When I started my journey of learning Angular, the concept that captured my interest totally was the routing and navigation techniques in the framework. First of all, my basic understanding of web apps was that there are multiple pages and clicking on one element on a page would link to the next page having a different set of information. After all, We have all evolved from the time when we used websites involving a number of HTML pages interlinked.
So, I was new to the idea of Single page applications but then when I started exploring more and diving deeper into this area, I was intrigued by how there are multiple views in a single page application and that we can navigate from one view to another with the help of Angular Routing.
With an understanding of the file structure in Angular applications, I moved further to learn about other Routing concepts like Route guards, Route params, route resolvers, lazy loading et cet era. The most important bit to understand firsthand was the working and the lifecycle of Angular Router, which comes as a part of Angular core packaged as @angular/router.
The following diagram concisely shows the lifecycle of a router:
Having my concepts clear about the router, I moved on to start creating routing-based Angular applications. Another best thing comes in then with the CLI being super-friendly. When we create a new Angular app from the CLI using ng new, it would ask if we would want to add Routing. It then does the necessary configurations and creates a separate routing module for our routing-based application.
All these concepts were getting interesting and I was enjoying my learning phase.
And this is when the idea of writing a book, yes A BOOK on Angular Routing came to my mind. This was not because I started feeling I became an expert of the topic but because I thought that this learning should be put in one place and be shared and definitely out of this dream of mine of writing a book someday.

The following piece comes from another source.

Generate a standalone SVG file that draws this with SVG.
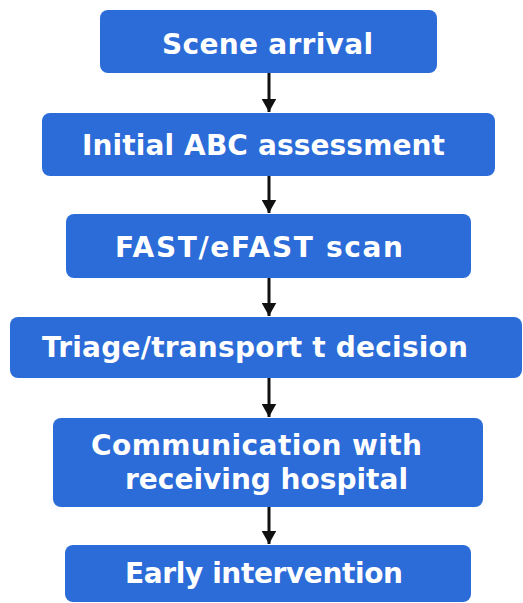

With concepts like Named Router outlets, grouping routes, preloading strategies while lazy loading routes, performing CRUD operations with Routing, the idea could actually be put into action.
On May 10, 2019, my first book on Angular Routing was published worldwide as āStep-by-Step Angular Routingā on Amazon.
I have tried my best to keep the language very simple to understand, in the hope to make this book an easy read for the audience and for the beginners in Angular. I also set up a GitHub repository to code reading the chapters in the book.
Many thanks to Stephen Fluin for writing a foreword for the book and supporting. Many thanks to Dhananjay Kumar a.k.a DJ for the constant motivation. Thanks to BPB publications for publishing the book.
very nice… congrats and very proud of you !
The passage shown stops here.